Namibia is classified as a middle-income country, but its per capita income is one of the most unequal in the world, with 55% of global income for 10% of the total population. Namibia has a population of more than 2.6 million people; 43% of them are under 15 years old. Namibia’s political stability and good economic management have helped it reduce poverty.
However, this has not yet been accompanied by job creation, and the socio-economic inequalities inherited from the years of the apartheid persist, despite generous public spending on social programs. 30% of the labour force is unemployed. Women and young people are most affected, with unemployment rates of 33% and 53% respectively (for 20-24 year olds).
FXB in action
FXB launched its first Economic and Community Development FXBVillage Program in April 2018, in partnership with Hope Initiatives SA Namibia (HISA Namibia), local nongovernmental organization, in a slum near Windhoek, Tobias Hainyeko’s constituency within the Kilimanjaro community.
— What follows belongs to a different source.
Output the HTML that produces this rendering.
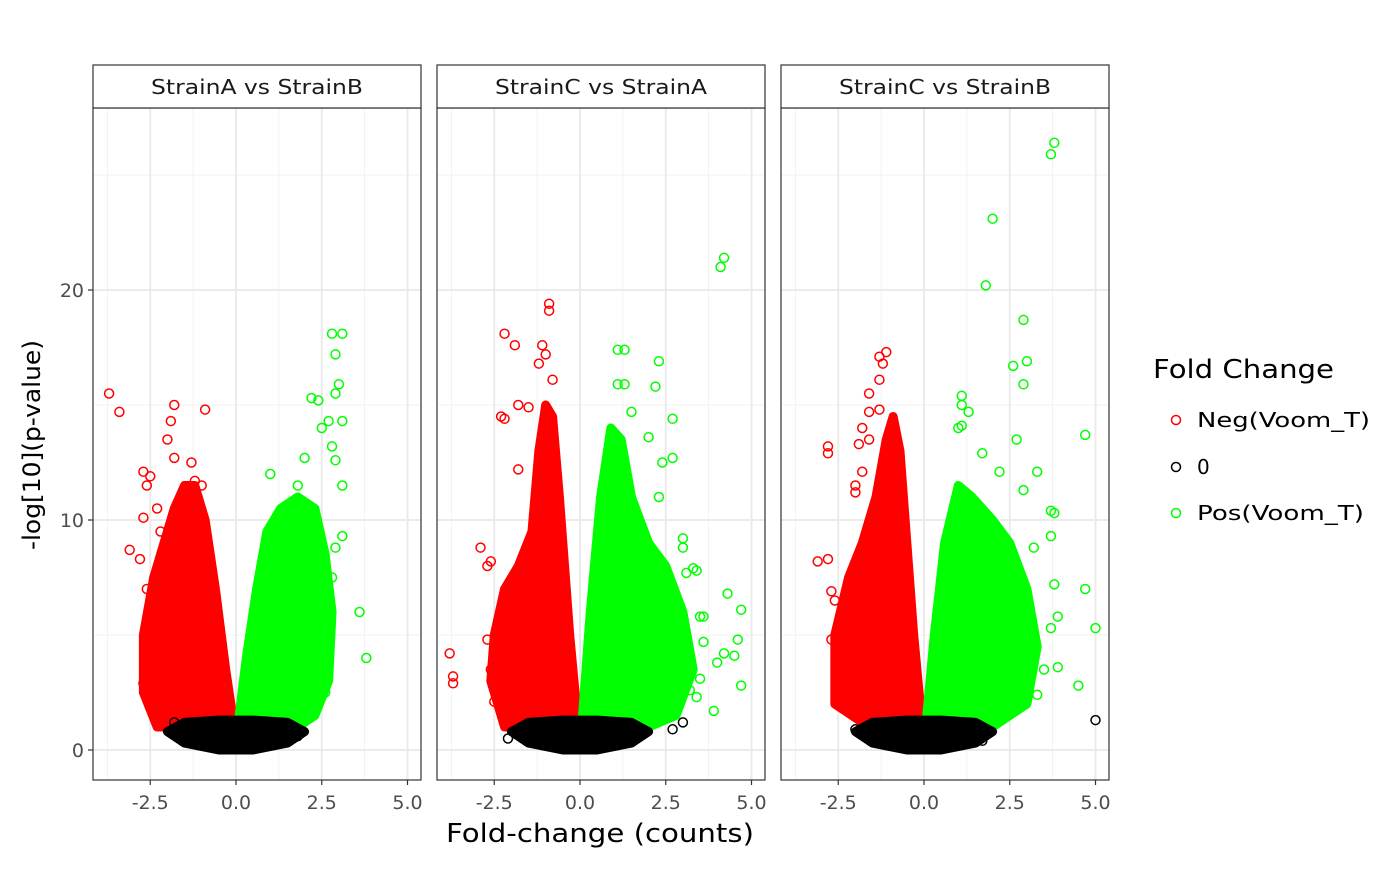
<!DOCTYPE html>
<html><head><meta charset="utf-8"><style>
body{margin:0;background:#fff;}
svg text{font-family:"DejaVu Sans","Liberation Sans",sans-serif;}
</style></head><body>
<svg id="chart" width="1400" height="865" xmlns="http://www.w3.org/2000/svg">
<g id="panels"></g>
<text transform="translate(40,445) rotate(-90)" text-anchor="middle" font-size="24" textLength="210" lengthAdjust="spacingAndGlyphs" fill="#000">-log[10](p-value)</text>
<text x="600" y="842" text-anchor="middle" font-size="26" textLength="308" lengthAdjust="spacingAndGlyphs" fill="#000">Fold-change (counts)</text>
<g>
<text x="1153" y="378" font-size="26" textLength="181" lengthAdjust="spacingAndGlyphs">Fold Change</text>
<circle cx="1176" cy="420" r="4.5" fill="none" stroke="#ff0000" stroke-width="1.5"/>
<text x="1197" y="427" font-size="20" textLength="173" lengthAdjust="spacingAndGlyphs">Neg(Voom_T)</text>
<circle cx="1176" cy="467" r="4.5" fill="none" stroke="#000" stroke-width="1.5"/>
<text x="1197" y="474" font-size="20">0</text>
<circle cx="1176" cy="513" r="4.5" fill="none" stroke="#00ff00" stroke-width="1.5"/>
<text x="1197" y="520" font-size="20" textLength="167" lengthAdjust="spacingAndGlyphs">Pos(Voom_T)</text>
</g>
</svg>
<script>
const panelTitles = ["StrainA vs StrainB","StrainC vs StrainA","StrainC vs StrainB"];
const xTicks = [-2.5,0,2.5,5];
const xTickLabels = ["-2.5","0.0","2.5","5.0"];
const yTicks = [0,10,20];
const yTickLabels = ["0","10","20"];
// dense-core envelopes [fold-change, -log10 p]
const negCore1 = [[-0.05,1],[-0.3,3.5],[-0.6,7],[-0.9,10],[-1.2,11.5],[-1.5,11.5],[-1.8,10.5],[-2.1,9],[-2.4,7.5],[-2.7,5],[-2.7,2.5],[-2.3,1]];
const posCore1 = [[0.05,1],[0.3,4],[0.6,7],[0.9,9.5],[1.3,10.5],[1.8,11],[2.3,10.5],[2.6,8.5],[2.8,6],[2.7,3],[2.3,1.5],[1.8,1]];
const negCore2 = [[-0.05,1],[-0.3,5],[-0.6,11],[-0.8,14.5],[-1.0,15],[-1.2,13],[-1.4,9.5],[-1.8,8],[-2.2,7],[-2.5,5],[-2.6,3],[-2.2,1]];
const posCore2 = [[0.05,1],[0.3,6],[0.6,11],[0.9,14],[1.2,13.5],[1.5,11],[2.0,9],[2.5,8],[3.0,6],[3.3,3.5],[2.8,1.5],[2,1]];
const negCore3 = [[-0.05,1],[-0.3,5],[-0.5,9],[-0.7,13],[-0.9,14.5],[-1.1,13.5],[-1.4,11],[-1.8,9],[-2.2,7.5],[-2.6,5],[-2.6,2],[-1.6,1]];
const posCore3 = [[0.05,1],[0.3,5],[0.6,9],[1.0,11.5],[1.4,11],[2.0,10],[2.5,9],[3.0,7],[3.3,4.5],[3.0,2],[2,1]];
const zeroCore = [[-2.0,0.8],[-1.5,1.2],[-0.5,1.3],[0.5,1.3],[1.5,1.2],[2.0,0.8],[1.5,0.3],[0.5,0],[-0.5,0],[-1.5,0.3]];
const negPts1 = [[-3.7,15.5],[-3.4,14.7],[-1.8,15],[-0.9,14.8],[-1.9,14.3],[-2.0,13.5],[-1.8,12.7],[-2.7,12.1],[-2.5,11.9],[-2.6,11.5],[-3.1,8.7],[-2.7,10.1],[-2.8,8.3],[-2.6,7],[-2.7,2.9],[-2.5,3.8],[-1.3,12.5],[-1.2,11.7],[-1.0,11.5],[-2.3,10.5],[-2.2,9.5]];
const posPts1 = [[2.8,18.1],[3.1,18.1],[2.9,17.2],[3.0,15.9],[2.4,15.2],[2.9,15.5],[2.2,15.3],[2.7,14.3],[3.1,14.3],[2.5,14],[2.8,13.2],[2.9,12.6],[3.1,11.5],[1.0,12.0],[2.0,12.7],[1.8,11.5],[3.1,9.3],[3.6,6],[3.8,4],[2.6,2.5],[2.3,2],[2.8,7.5],[2.9,8.8]];
const zeroPts1 = [[1.8,0.6],[-1.8,1.2]];
const negPts2 = [[-0.9,19.4],[-0.9,19.1],[-2.2,18.1],[-1.1,17.6],[-1.9,17.6],[-1.0,17.2],[-1.2,16.8],[-0.8,16.1],[-1.8,15],[-2.3,14.5],[-2.2,14.4],[-1.5,14.9],[-1.8,12.2],[-2.9,8.8],[-2.7,8.0],[-2.6,8.2],[-3.8,4.2],[-3.7,3.2],[-3.7,2.9],[-2.5,2.1],[-2.6,3.5],[-2.7,4.8]];
const posPts2 = [[4.2,21.4],[4.1,21.0],[1.1,17.4],[1.3,17.4],[2.3,16.9],[1.1,15.9],[1.3,15.9],[2.2,15.8],[1.5,14.7],[2.7,14.4],[2.0,13.6],[2.4,12.5],[2.7,12.7],[2.3,11],[3.0,9.2],[3.0,8.8],[3.4,7.8],[3.1,7.7],[3.3,7.9],[4.3,6.8],[4.7,6.1],[3.6,5.8],[3.5,5.8],[4.6,4.8],[4.0,3.8],[4.2,4.2],[4.5,4.1],[3.6,4.7],[3.5,3.1],[3.2,2.6],[3.9,1.7],[4.7,2.8],[3.4,2.3]];
const zeroPts2 = [[3.0,1.2],[2.7,0.9],[-2.1,0.5]];
const negPts3 = [[-1.1,17.3],[-1.3,17.1],[-1.2,16.8],[-1.3,16.1],[-1.6,15.5],[-1.6,14.7],[-1.3,14.8],[-1.8,14.0],[-1.6,13.5],[-1.9,13.3],[-2.8,13.2],[-2.8,12.9],[-1.8,12.1],[-2.0,11.5],[-2.0,11.2],[-3.1,8.2],[-2.8,8.3],[-2.7,6.9],[-2.6,6.5],[-2.7,4.8],[-2.5,2.2],[-2.2,3.8],[-2.1,3.5]];
const posPts3 = [[3.8,26.4],[3.7,25.9],[2.0,23.1],[1.8,20.2],[2.9,18.7],[3.0,16.9],[2.6,16.7],[2.9,15.9],[1.1,15.4],[1.1,15.0],[1.3,14.7],[1.1,14.1],[1.0,14],[4.7,13.7],[2.7,13.5],[1.7,12.9],[3.3,12.1],[2.2,12.1],[2.9,11.3],[3.7,10.4],[3.8,10.3],[3.2,8.8],[3.7,9.3],[3.8,7.2],[4.7,7],[3.9,5.8],[5.0,5.3],[3.7,5.3],[3.5,3.5],[3.9,3.6],[4.5,2.8],[3.3,2.4],[3.0,3.2],[2.7,2.2],[2.2,2]];
const zeroPts3 = [[5.0,1.3],[1.7,0.4],[-2.0,0.9]];

const panelData = [
 {neg:negCore1,pos:posCore1,np:negPts1,pp:posPts1,zp:zeroPts1},
 {neg:negCore2,pos:posCore2,np:negPts2,pp:posPts2,zp:zeroPts2},
 {neg:negCore3,pos:posCore3,np:negPts3,pp:posPts3,zp:zeroPts3}
];
const NS="http://www.w3.org/2000/svg";
const panelLeft=[93,437,781], panelW=328, plotTop=108, plotBot=780;
const yScale = v => 750 - 23*v;
function mk(tag, attrs, parent){const e=document.createElementNS(NS,tag);for(const k in attrs)e.setAttribute(k,attrs[k]);parent.appendChild(e);return e;}
const root=document.getElementById('panels');
panelData.forEach((d,i)=>{
  const L=panelLeft[i];
  const xScale = v => L + 143 + 34.3*v;
  const g=mk('g',{},root);
  
  
  mk('rect',{x:L,y:plotTop,width:panelW,height:plotBot-plotTop,fill:'#fff'},g);
  [-3.75,-1.25,1.25,3.75].forEach(v=>mk('line',{x1:xScale(v),x2:xScale(v),y1:plotTop,y2:plotBot,stroke:'#f2f2f2','stroke-width':1},g));
  [5,15,25].forEach(v=>mk('line',{x1:L,x2:L+panelW,y1:yScale(v),y2:yScale(v),stroke:'#f2f2f2','stroke-width':1},g));
  xTicks.forEach(v=>mk('line',{x1:xScale(v),x2:xScale(v),y1:plotTop,y2:plotBot,stroke:'#ebebeb','stroke-width':2},g));
  yTicks.forEach(v=>mk('line',{x1:L,x2:L+panelW,y1:yScale(v),y2:yScale(v),stroke:'#ebebeb','stroke-width':2},g));
  const poly=(arr,col,name)=>{const p=mk('polygon',{points:arr.map(q=>xScale(q[0])+','+yScale(q[1])).join(' '),fill:col,stroke:col,'stroke-width':9,'stroke-linejoin':'round'},g);
    
    };
  poly(d.neg,'#ff0000','neg-core');
  poly(d.pos,'#00ff00','pos-core');
  poly(zeroCore,'#000','zero-core');
  const pts=(arr,col,name)=>arr.forEach(q=>{const c=mk('circle',{cx:xScale(q[0]),cy:yScale(q[1]),r:4.5,fill:'none',stroke:col,'stroke-width':1.5},g);
    
    });
  pts(d.np,'#ff0000','neg-point');
  pts(d.pp,'#00ff00','pos-point');
  pts(d.zp,'#000','zero-point');
  mk('rect',{x:L,y:plotTop,width:panelW,height:plotBot-plotTop,fill:'none',stroke:'#333','stroke-width':1.2},g);
  const s=mk('rect',{x:L,y:65,width:panelW,height:43,fill:'#fff',stroke:'#333','stroke-width':1.2},g);
  
  
  const t=mk('text',{x:L+panelW/2,y:94,'text-anchor':'middle','font-size':20,fill:'#1a1a1a',textLength:212,lengthAdjust:'spacingAndGlyphs'},g);
  t.textContent=panelTitles[i];
  
  
  xTicks.forEach((v,k)=>{mk('line',{x1:xScale(v),x2:xScale(v),y1:plotBot,y2:plotBot+5,stroke:'#333','stroke-width':1.2},g);
    const tt=mk('text',{x:xScale(v),y:809,'text-anchor':'middle','font-size':19,fill:'#4d4d4d'},g);tt.textContent=xTickLabels[k];
    
    });
  if(i===0){yTicks.forEach((v,k)=>{mk('line',{x1:L-5,x2:L,y1:yScale(v),y2:yScale(v),stroke:'#333','stroke-width':1.2},g);
    const tt=mk('text',{x:L-9,y:yScale(v)+7,'text-anchor':'end','font-size':19,fill:'#4d4d4d'},g);tt.textContent=yTickLabels[k];
    
    });}
});
</script>
</body></html>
In informal slums such as this one, access to property, basic services, education, health, social services, transport, or other public services is extremely limited or largely unavailable. Security, unemployment and lack of capital to start small businesses are major concerns. In addition, development activities are scarce due to the lack of nongovernmental organizations and development agencies willing to settle in an unsafe location.
National authorities do not often have the necessary information on vulnerable communities such as migrants and thus, do not integrate them into urban planning. As a result, the people living in these communities face multiple challenges such as malnutrition, exploitation and unsanitary housing conditions. Limited access to services such as education, health and social protection further increases their vulnerability.